Abondance d’auteurs et concentration des vecteurs

Un article d’Hervé Le Crosnier repris du site Vecam

En septembre Bertelsmann fera paraître une version imprimée dérivée du wikipedia allemand. Avec 27 pages serrées de noms d’auteurs, soit 90 000 auteurs. (Source : Noam Cohen)

De l’époque maintenant lointaine de mes études de bibliothécaire, je me souviens qu’au temps des fiches cartonnées, on considérait "anonyme par excès d’auteurs" les livres écrits à plus de cinq personnes.

Anonyme par excès d’auteurs wikipedia ? Dans Pédauque ne relevions-nous pas l’émergence d’oeuvres "sans auteurs"... erreur, pas "sans", "trop" !

On apprend aussi que Bertelsman va verser 1 euro par livre vendu à la Fondation Wikipedia. Pour un prix de 20 euros, on reste dans le cadre global de l’application des "droits d’auteurs" pour une édition de poche.

Bon, mais 1 euro divisé par 90 000, est-ce raisonnable ? Au fond, c’est l’agrégateur (la Fondation Wikipedia) qui rafle la mise du travail de la création.

C’est certainement cela l’économie de la "longue traîne".

On en trouve une véritable analyse critique autour de cette distinction entre les agrégateurs, véritables bénéficiaires et les producteurs, de plus en plus marginalisés dans le circuit économique, dans un texte publié par Kevin Kelly vendredi dernier.

L’analyse est si pertinente que Chris Anderson l’a reprise in extenso dans son blog "the long tail". Et pour ma faible gloire, je vous annonce que j’aurais un papier sur le même thème dans le prochain numéro de "Bibliothèque(s)", le journal de l’ABF (parution en septembre, déjà sous presse).

Oui, ce qui rapporte aux auteurs de la longue traîne, c’est un peu d’amour (Kevin Kelly titre son papier "Wagging the Long Tail of Love"). C’est ce qui meût les wikipedien(ne)s.

Pour l’économie, seule la concentration paye.

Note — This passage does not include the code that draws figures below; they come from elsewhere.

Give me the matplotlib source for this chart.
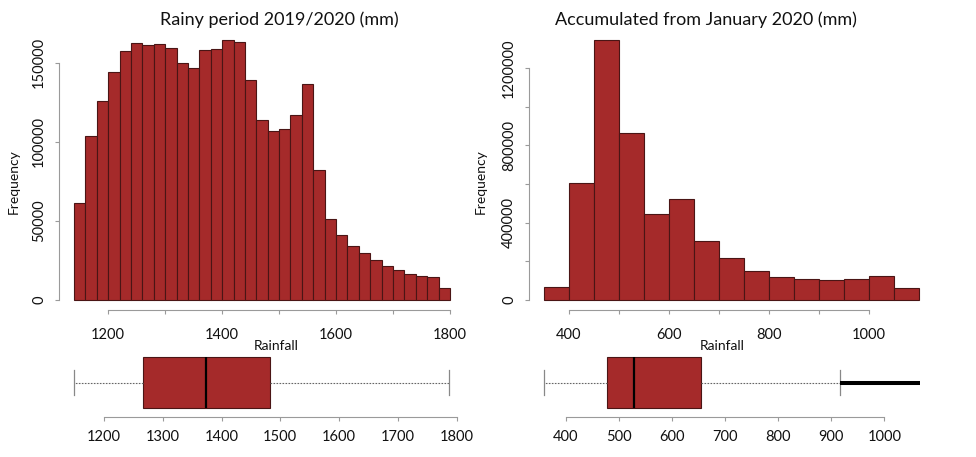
import numpy as np
import matplotlib
matplotlib.use("Agg")
import matplotlib.pyplot as plt

plt.rcParams['font.family'] = ['Lato', 'DejaVu Sans']

# ---- data ----
rainy_edges = np.arange(1140, 1801, 20)
rainy_counts = [61100, 103400, 126000, 144400, 157500, 162800, 161500, 162200,
                159200, 149700, 146900, 158100, 158800, 164300, 163400, 138900,
                113700, 106600, 108200, 116900, 136800, 82200, 51000, 41000,
                34200, 29400, 25200, 21400, 18600, 16300, 15000, 14200, 7200]

accum_edges = np.arange(350, 1101, 50)
accum_counts = [64000, 605300, 1345500, 864700, 444500, 524000, 306100, 217900,
                150500, 119300, 107200, 100300, 105500, 121100, 58800]

# boxplot summaries: whisker low, q1, median, q3, whisker high
rainy_box = dict(whislo=1149, q1=1267, med=1374, q3=1482, whishi=1787, fliers=[])
accum_box = dict(whislo=359, q1=477, med=528, q3=654, whishi=917, fliers=[])
accum_outlier_range = (917, 1067)

BROWN = '#a52a2a'
EDGE = '#4a1515'
AXC = '#9a9a9a'
W, H = 976, 457

fig = plt.figure(figsize=(W / 100, H / 100), dpi=100)


def rect(l, t, r, b):
    return [l / W, 1 - b / H, (r - l) / W, (b - t) / H]


def r_style(ax, xb, yb=None):
    for s in ax.spines.values():
        s.set_visible(False)
    ax.spines['bottom'].set_visible(True)
    ax.spines['bottom'].set_bounds(*xb)
    ax.spines['bottom'].set_color(AXC)
    if yb is not None:
        ax.spines['left'].set_visible(True)
        ax.spines['left'].set_bounds(*yb)
        ax.spines['left'].set_color(AXC)
    ax.tick_params(color=AXC, length=3.2, labelsize=10.5, labelcolor='#111111')


def hist_panel(box, edges, counts, xticks, xlabels, yticks, ylabels):
    ax = fig.add_axes(rect(*box))
    ax.bar(edges[:-1], counts, width=np.diff(edges), align='edge',
           color=BROWN, edgecolor=EDGE, linewidth=0.8)
    xr = edges[-1] - edges[0]
    ax.set_xlim(edges[0] - 0.04 * xr, edges[-1] + 0.04 * xr)
    ym = max(counts)
    ax.set_ylim(-0.04 * ym, 1.04 * ym)
    r_style(ax, (xticks[0], xticks[-1]), (yticks[0], yticks[-1]))
    ax.set_xticks(xticks)
    ax.set_xticklabels(xlabels)
    ax.set_yticks(yticks)
    ax.set_yticklabels(ylabels, rotation=90, va='center')
    ax.tick_params(axis='x', pad=10)
    ax.tick_params(axis='y', pad=6)
    return ax


def box_panel(box, stats, ticks, outliers=None):
    ax = fig.add_axes(rect(*box))
    ax.bxp([stats], positions=[1], widths=0.8, capwidths=0.4,
           orientation='horizontal', patch_artist=True, showfliers=False,
           boxprops=dict(facecolor=BROWN, edgecolor=EDGE, linewidth=0.8),
           whiskerprops=dict(color='#666666', linewidth=0.8, linestyle=(0, (1.5, 1.2))),
           capprops=dict(color='#888888', linewidth=0.9),
           medianprops=dict(color='black', linewidth=1.6))
    lo = stats['whislo']
    hi = stats['whishi']
    if outliers is not None:
        ax.hlines(1, outliers[0], outliers[1], color='black', linewidth=2.9)
        hi = max(hi, outliers[1])
    xr = hi - lo
    ax.set_xlim(lo - 0.04 * xr, hi + 0.04 * xr)
    ax.set_ylim(0.46, 1.54)
    r_style(ax, (ticks[0], ticks[-1]))
    ax.set_xticks(ticks)
    ax.set_xticklabels([str(t) for t in ticks])
    ax.set_yticks([])
    ax.tick_params(axis='x', pad=6)
    return ax


hist_panel((59, 30, 465, 310), rainy_edges, rainy_counts,
           list(range(1200, 1801, 100)), ['1200', '', '1400', '', '1600', '', '1800'],
           [0, 50000, 100000, 150000], ['0', '50000', '100000', '150000'])
hist_panel((529, 30, 934, 310), accum_edges, accum_counts,
           list(range(400, 1001, 100)), ['400', '', '600', '', '800', '', '1000'],
           list(range(0, 1200001, 200000)),
           ['0', '', '400000', '', '800000', '', '1200000'])

box_panel((59, 348, 464, 417), rainy_box, list(range(1200, 1801, 100)))
box_panel((529, 348, 935, 417), accum_box, list(range(400, 1001, 100)),
          outliers=accum_outlier_range)

# titles and axis labels
fig.text(279.5 / W, 1 - 20 / H, 'Rainy period 2019/2020 (mm)', ha='center',
         va='center', fontsize=13, color='#111111')
fig.text(706 / W, 1 - 20 / H, 'Accumulated from January 2020 (mm)', ha='center',
         va='center', fontsize=13, color='#111111')
for x in (14, 481):
    fig.text(x / W, 1 - 182 / H, 'Frequency', rotation=90, ha='center',
             va='center', fontsize=10, color='#111111')
for x in (275.7, 721.7):
    fig.text(x / W, 1 - 346.5 / H, 'Rainfall', ha='center', va='center',
             fontsize=10, color='#111111')

fig.savefig('out.png', dpi=100)
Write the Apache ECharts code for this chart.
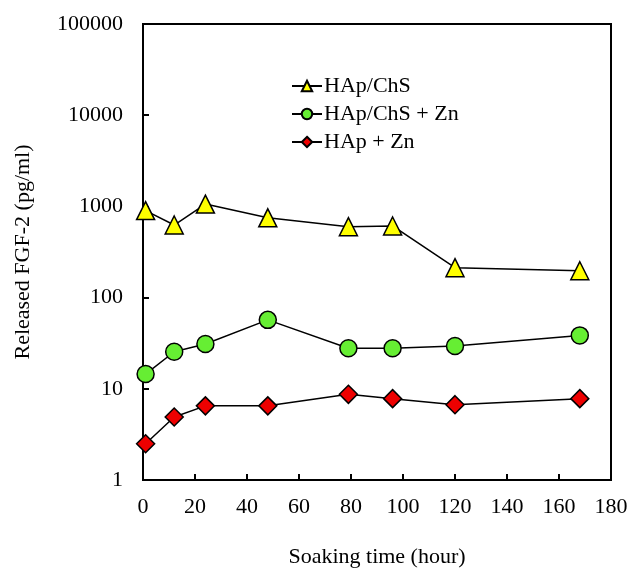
<!DOCTYPE html>
<html>
<head>
<meta charset="utf-8">
<script src="https://cdn.jsdelivr.net/npm/echarts@6/dist/echarts.min.js"></script>
<style>html,body{margin:0;padding:0;background:#fff;}#c{width:630px;height:570px;}</style>
</head>
<body>
<div id="c"></div>
<script>
const seriesNames = ['HAp/ChS', 'HAp/ChS + Zn', 'HAp + Zn'];
const timesChS = [1, 12, 24, 48, 79, 96, 120, 168];
const valuesChS = [900, 625, 1060, 750, 600, 610, 213, 197];
const timesChSZn = [1, 12, 24, 48, 79, 96, 120, 168];
const valuesChSZn = [14.5, 25.5, 31, 57, 27.8, 27.8, 29.5, 38.5];
const timesHApZn = [1, 12, 24, 48, 79, 96, 120, 168];
const valuesHApZn = [2.5, 4.9, 6.5, 6.5, 8.7, 7.8, 6.7, 7.8];
const xTicks = [0, 20, 40, 60, 80, 100, 120, 140, 160, 180];
const yTicks = [1, 10, 100, 1000, 10000, 100000];

const font = 'Liberation Serif';
function pairs(xs, ys) { return xs.map((x, i) => [x, ys[i]]); }

const chart = echarts.init(document.getElementById('c'), null, {renderer: 'canvas'});
const lineStyle = {color: '#000', width: 1.5};
chart.setOption({
  animation: false,
  backgroundColor: '#fff',
  grid: {left: 143, right: 19, top: 24, bottom: 90, containLabel: false, outerBoundsMode: 'none',
         show: true, borderColor: '#000', borderWidth: 2, backgroundColor: 'transparent'},
  legend: {
    orient: 'vertical', left: 286, top: 70, itemWidth: 30, itemHeight: 13, itemGap: 6,
    textStyle: {fontFamily: font, fontSize: 22, color: '#000', padding: [0, 0, 0, -3]},
    data: seriesNames
  },
  xAxis: {
    type: 'value', min: xTicks[0], max: xTicks[xTicks.length - 1], interval: 20,
    name: 'Soaking time (hour)', nameLocation: 'middle', nameGap: 66,
    nameTextStyle: {fontFamily: font, fontSize: 22, color: '#000'},
    axisLine: {show: true, lineStyle: {color: '#000', width: 2}},
    axisTick: {show: true, inside: true, length: 6, lineStyle: {color: '#000', width: 2}},
    axisLabel: {fontFamily: font, fontSize: 22, color: '#000', margin: 16},
    splitLine: {show: false}
  },
  yAxis: {
    type: 'log', logBase: 10, min: yTicks[0], max: yTicks[yTicks.length - 1],
    name: 'Released FGF-2 (pg/ml)', nameLocation: 'middle', nameGap: 109, nameRotate: 90,
    nameTextStyle: {fontFamily: font, fontSize: 22, color: '#000', padding: [0, 0, 0, 0]},
    axisLine: {show: true, lineStyle: {color: '#000', width: 2}},
    axisTick: {show: true, inside: true, length: 6, lineStyle: {color: '#000', width: 2}},
    axisLabel: {fontFamily: font, fontSize: 22, color: '#000', margin: 20, formatter: v => String(Math.round(v))},
    splitLine: {show: false}, minorTick: {show: false}
  },
  series: [
    {name: seriesNames[0], type: 'line', data: pairs(timesChS, valuesChS), symbol: 'triangle', symbolSize: 18,
     lineStyle: lineStyle, itemStyle: {color: '#FFFF00', borderColor: '#000', borderWidth: 1.5}, z: 3},
    {name: seriesNames[1], type: 'line', data: pairs(timesChSZn, valuesChSZn), symbol: 'circle', symbolSize: 17,
     lineStyle: lineStyle, itemStyle: {color: '#66EE33', borderColor: '#000', borderWidth: 1.5}, z: 3},
    {name: seriesNames[2], type: 'line', data: pairs(timesHApZn, valuesHApZn), symbol: 'diamond', symbolSize: 18,
     lineStyle: lineStyle, itemStyle: {color: '#EE0000', borderColor: '#000', borderWidth: 1.5}, z: 3}
  ]
});
</script>
</body>
</html>
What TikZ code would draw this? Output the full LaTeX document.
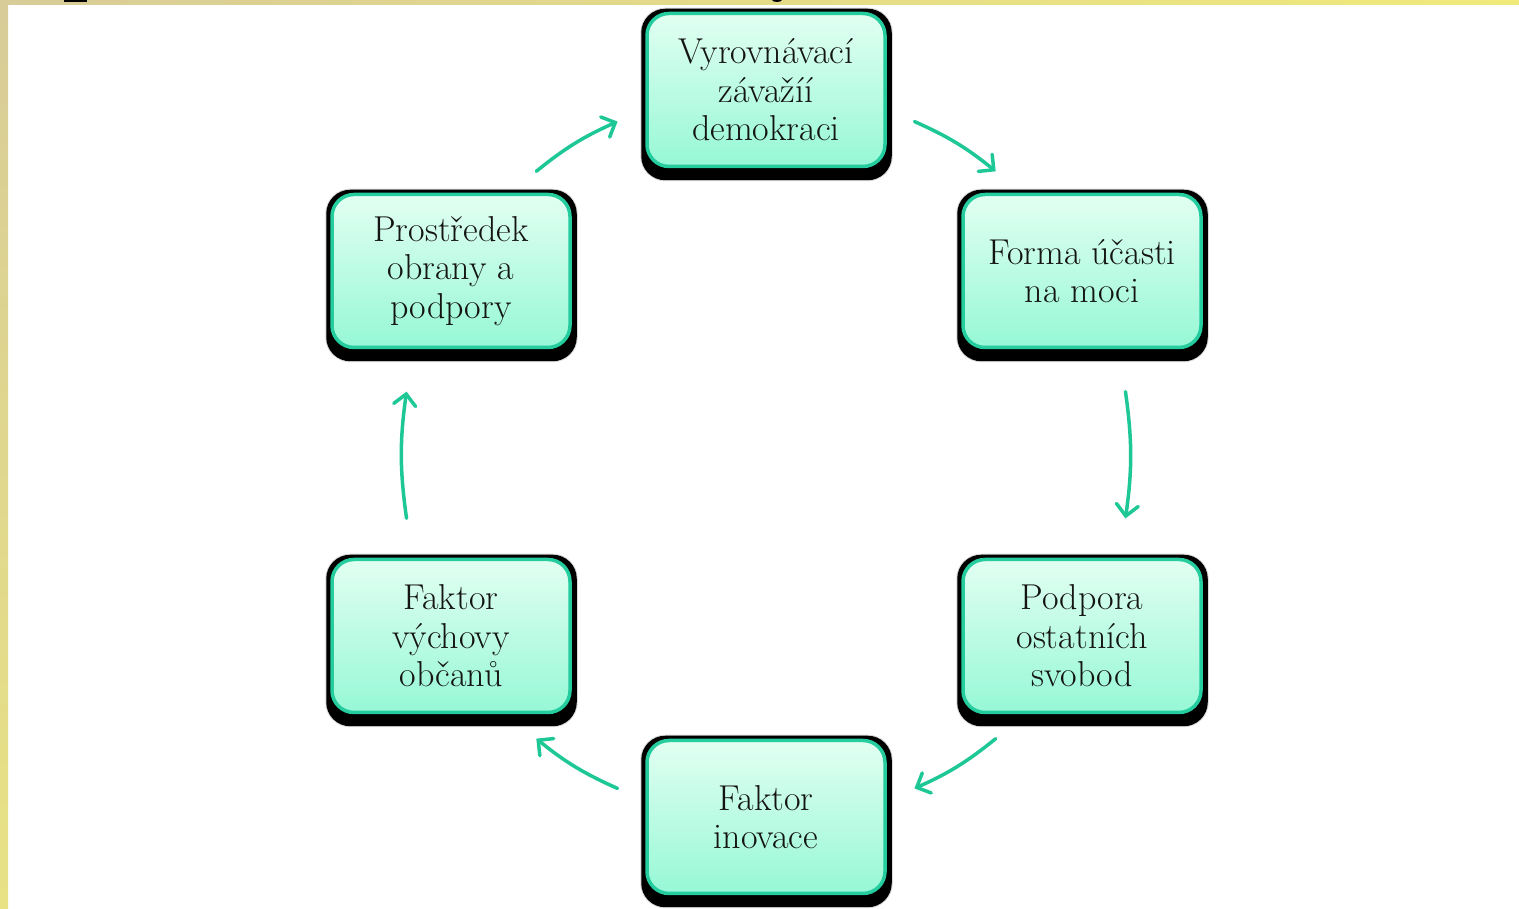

Tiens pour finir sur la concentration : Bolloré, dont vous vous souvenez tout le bien que j’ai écrit dans mon dernier billet, voudrait acheter Free. Et créer un réseau parallèle en Wimax couvrant toute la France, avec l’aide technique et financière de Google. Parions que malgré les refus et les dénégations, cela sera certainement sur de bons rails à notre retour de vacances (qui sont évidemment la seule bonne raison au silence de la pensée dans notre pays cet été).

Car fusionner une économie de compteurs et une économie de média est la véritable voie pour jouer dans la nouvelle économie des "vecteurs" qui se met en place. Le vectorialisme, c’est à la fois la capacité à monétiser la "longue traîne", à valoriser les productions de ceux qu’on ne paie pas, qu’on ne paie plus, associée à un modèle de type web-média. Média au sens de revendre l’attention à un tiers et web car la place de marché de cette revente fait coïncider une connaissance fine du lecteur (ce n’est plus la "ménagère de moins de cinquante ans" des médias de masse) et un ciblage comportemental des moments publicitaires. Mais pour réaliser ce projet, il faut aussi gérer toute la gamme des activités du lecteur (d’où l’intérêt de véritables "compteurs" et pas seulement "l’effet d’expérience") et si possible devenir son "administrateur" pour l’ensemble des services (par exemple la gestion de son carnet de santé électronique, comme Google, Microsoft et Orange le mettent en place).

Mais quand cette concentration aura épuisé ses "externalités positives" et sera au service du Chef (à moins que ce ne soit le Chef qui soit au service des vecteurs), nous nous réveillerons peut être dans un monde nouveau, une "société du contrôle". Comme dit Axel Türk, Président de la CNIL dans une interview à Ouest-France : "Je ne dis pas cela pour affoler, mais je crains que l’on ne se réveille un jour dans une société différente"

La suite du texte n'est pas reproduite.